自閉症の人は「努力」しないという先入観
知り合いの躁鬱病持ちD氏に手記原稿を見せた。
そこには、思春期の内面における葛藤と、職場いじめなど社会に出てからの闘いを記していた。
D氏はこう指摘する。
「自閉症の人でここまで努力しているのは少数派でしょうね」
「は?」
なぜそんなふうに言えるのか?
違和感を抱いたので、私見を述べる。
自閉症の人は努力しないという先入観
知る限り、D氏は自閉症の本を一冊も読んだことがないはずだ。
自閉症の人に一人もかかわったことがないはずだ。私以外は。
理解どころか、自閉症のことを何も知らない。
そんなD氏はこう思っているのだろう。
「多くの自閉症者は努力しない」
こうした考えあって、さきの発言が出てきたのだろう。
そもそもなぜこういう発想が出てくるのか。
自閉症 → 自分に閉じこもっている → 外的経験が乏しい → 努力しない
という短絡的なイメージだろうか?
自閉症の人には、努力しすぎてボロボロになった人、もう努力すらできなくなった人がいる。

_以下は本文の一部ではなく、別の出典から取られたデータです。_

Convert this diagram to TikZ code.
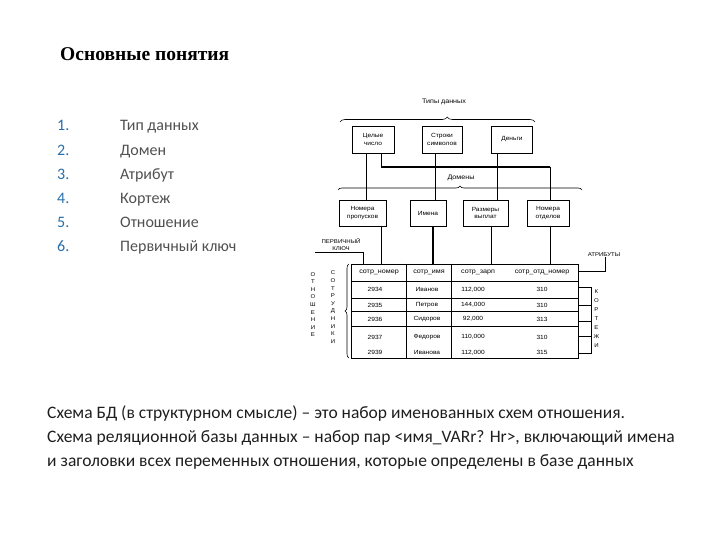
\documentclass[tikz,border=0pt]{standalone}
\usepackage{fontspec}
\setmainfont{Carlito}
\newfontfamily\titlefont{Liberation Serif}
\newfontfamily\diagfont[FakeStretch=1.1]{Liberation Sans}
\usetikzlibrary{decorations.pathreplacing}
\definecolor{listblue}{RGB}{40,110,170}
\definecolor{listgrey}{RGB}{80,80,80}
\definecolor{notegrey}{RGB}{30,30,30}

\begin{document}
\begin{tikzpicture}[x=1pt,y=-1pt,
  box/.style={draw, line width=0.6pt, font=\diagfont\fontsize{6}{7.5}\selectfont, align=center, inner sep=0pt, minimum height=27pt},
  link/.style={line width=0.6pt},
  heavy/.style={line width=1.4pt},
  cell/.style={font=\diagfont\fontsize{6}{7}\selectfont, inner sep=0pt},
  tag/.style={font=\diagfont\fontsize{5.5}{7}\selectfont, inner sep=0pt, align=center},
  item/.style={anchor=base west, font=\fontsize{16}{19}\selectfont, text=listgrey, inner sep=0pt},
  note/.style={anchor=base west, font=\fontsize{17.5}{21}\selectfont, text=notegrey, inner sep=0pt}]
\useasboundingbox (0,0) rectangle (720,540);

% title and list
\node[anchor=base west, inner sep=0pt, font=\titlefont\bfseries\fontsize{19.5}{23}\selectfont] (title) at (60,61) {Основные понятия};
\foreach \txt [count=\i] in {Тип данных, Домен, Атрибут, Кортеж, Отношение, Первичный ключ} {
  \node[item, text=listblue] (num\i) at (57,{131+24.1*(\i-1)}) {\i.};
  \node[item] (item\i) at (120,{131+24.1*(\i-1)}) {\txt};
}

% data types
\node[tag, font=\diagfont\fontsize{6.5}{8}\selectfont] (typesLbl) at (444,102) {Типы данных};
\draw[link, decorate, decoration={brace, amplitude=5pt, aspect=0.55}] (340,122) -- (535,122);
\node[box, minimum width=42pt] (tInt) at (373,139.5) {Целые\\число};
\node[box, minimum width=40pt] (tStr) at (442,139.5) {Строки\\символов};
\node[box, minimum width=41pt] (tMoney) at (512,139.5) {Деньги};

% domains
\node[tag, font=\diagfont\fontsize{6.5}{8}\selectfont] (domLbl) at (461,178) {Домены};
\draw[link, decorate, decoration={brace, amplitude=4pt, aspect=0.5}] (338,190) -- (582,190);
\node[box, minimum width=47pt, minimum height=26pt] (dPass) at (362.5,213) {Номера\\пропусков};
\node[box, minimum width=36pt, minimum height=26pt] (dNames) at (428,213) {Имена};
\node[box, minimum width=45pt, minimum height=26pt] (dPay) at (485.5,213) {Размеры\\выплат};
\node[box, minimum width=42pt, minimum height=26pt] (dDept) at (548,213) {Номера\\отделов};

\draw[link] ([xshift=-7pt]tInt.south) -- ([xshift=-7pt]tInt.south |- dPass.north);
\coordinate (turn) at (550,167);
\draw[heavy] ([xshift=8.7pt]tInt.south) |- (turn);
\draw[link] (turn) -- (turn |- dDept.north);
\draw[link] ([xshift=-7pt]tStr.south) -- ([xshift=-7pt]tStr.south |- dNames.north);
\draw[link] ([xshift=-15pt]tMoney.south) -- ([xshift=-15pt]tMoney.south |- dPay.north);

% relation
\node[draw, line width=0.9pt, minimum width=226.6pt, minimum height=94pt, inner sep=0pt] (rel) at (465,311) {};
\draw[heavy] ([xshift=19.2pt]dPass.south) -- ([xshift=19.2pt]dPass.south |- rel.north);
\draw[heavy] ([xshift=5pt]dNames.south) -- ([xshift=5pt]dNames.south |- rel.north);
\draw[heavy] ([xshift=6pt]dPay.south) -- ([xshift=6pt]dPay.south |- rel.north);
\draw[heavy] ([xshift=2.7pt]dDept.south) -- ([xshift=2.7pt]dDept.south |- rel.north);

\draw[line width=0.6pt] (rel.west |- 0,281) -- (rel.east |- 0,281);
\draw[line width=0.4pt] (rel.west |- 0,298) -- (rel.east |- 0,298);
\draw[line width=0.4pt] (rel.west |- 0,311.5) -- (rel.east |- 0,311.5);
\draw[line width=0.8pt] (rel.west |- 0,326.5) -- (rel.east |- 0,326.5);
\draw[line width=0.5pt] (406.5,0 |- rel.north) -- (406.5,0 |- rel.south);
\draw[line width=0.5pt] (451.5,0 |- rel.north) -- (451.5,0 |- rel.south);

\node[cell, font=\diagfont\fontsize{6.5}{7}\selectfont] (hNum) at (379,272.5) {сотр\_номер};
\node[cell, font=\diagfont\fontsize{6.5}{7}\selectfont] (hName) at (429,272.5) {сотр\_имя};
\node[cell, font=\diagfont\fontsize{6.5}{7}\selectfont] (hPay) at (478,272.5) {сотр\_зарп};
\node[cell, font=\diagfont\fontsize{6.5}{7}\selectfont] (hDept) at (542,272.5) {сотр\_отд\_номер};
\foreach \y/\num/\who/\pay/\dep [count=\r] in {289.5/2934/Иванов/{112,000}/310, 305/2935/Петров/{144,000}/310, 319/2936/Сидоров/{92,000}/313, 337/2937/Федоров/{110,000}/310, 352.5/2939/Иванова/{112,000}/315} {
  \node[cell] (num\r) at (375,\y) {\num};
  \node[cell] (who\r) at (427,\y) {\who};
  \node[cell] (pay\r) at (473,\y) {\pay};
  \node[cell] (dep\r) at (542,\y) {\dep};
}

% primary key
\node[tag] (pkLbl) at (341,244.5) {ПЕРВИЧНЫЙ\\КЛЮЧ};
\coordinate (pkStart) at (315,252.7);
\draw[link] (pkStart) -| ([xshift=12.3pt]rel.north west);

% attributes
\node[tag] (attrLbl) at (604,255) {АТРИБУТЫ};
\draw[link] ([xshift=1pt]attrLbl.south) |- (rel.east |- 0,271.7);

% tuples
\coordinate (tupTop) at (591.7,287);
\coordinate (tupBot) at (591.7,353);
\draw[link] (rel.east |- tupTop) -- (tupTop) -- (tupBot) -- (rel.east |- tupBot);
\foreach \y in {305.5,321,336.5}
  \draw[link] (rel.east |- 0,\y) -- (591.7,\y);
\node[tag, font=\diagfont\fontsize{5.5}{9}\selectfont] (tupLbl) at (596.5,319) {К\\О\\Р\\Т\\Е\\Ж\\И};

% relation name
\draw[link, decorate, decoration={brace, amplitude=4pt}] (349,358) -- (349,264);
\node[tag, font=\diagfont\fontsize{5.5}{7.6}\selectfont] (relLbl) at (313,304.5) {О\\Т\\Н\\О\\Ш\\Е\\Н\\И\\Е};
\node[tag, font=\diagfont\fontsize{5.5}{7.6}\selectfont] (empLbl) at (333,307.2) {С\\О\\Т\\Р\\У\\Д\\Н\\И\\К\\И};

% notes
\node[note] (note1) at (47,418) {Схема БД (в структурном смысле) – это набор именованных схем отношения.};
\node[note] (note2) at (47,442) {Схема реляционной базы данных – набор пар <имя\_VARr? Hr>, включающий имена};
\node[note] (note3) at (47,466) {и заголовки всех переменных отношения, которые определены в базе данных};
\end{tikzpicture}
\end{document}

努力ではなんともならない、自分の適性にない能力は、努力でなく工夫で補っている人もいる。
D氏は「努力」をどう捉えているのだろう?
あれをやったとか、これをやったとか、「具体的な苦労」で揉まれ、外的経験を積むことだけを、「努力」と考えていないだろうか?
自閉症者の2つの闘い
自閉症の人の「闘い」には二方向ある。
一方向は、外部の世界で「もめる」こと。
学校や職場になじめなかったり、いじめられたり。
定型発達者の何倍も苦労しているのだ。
もう一方向は、内部の世界で「もめる」こと。
発達が遅れていたり、乱れていたりする自閉症者は、常に内面の葛藤に引き裂かれている。
普通の人が1や2の労力をやっていることを、100や1000の労力でこなさなければならないのだから、努力どころか「戦争」である。
目に見える外的経験の有無だけが、人間の成長ではないし、闘いではない。
「努力」以上のエネルギーを使って、常に戦争している。
根拠のない先入観
「自閉症の人はみんな努力しない」
これは根拠のない偏見であり、先入観であり、イメージだ。
こうした先入観を抱く前に、生身の自閉症の人を知ってほしい。かかわってほしい。
解説書や当事者の手記を、せめて啓発パンフレットを見てほしい。
まず実態を知ってから、ものを言ってほしい。
「自閉症ってこんな感じ」というイメージは、あなたのつくり上げた先入観でしかない。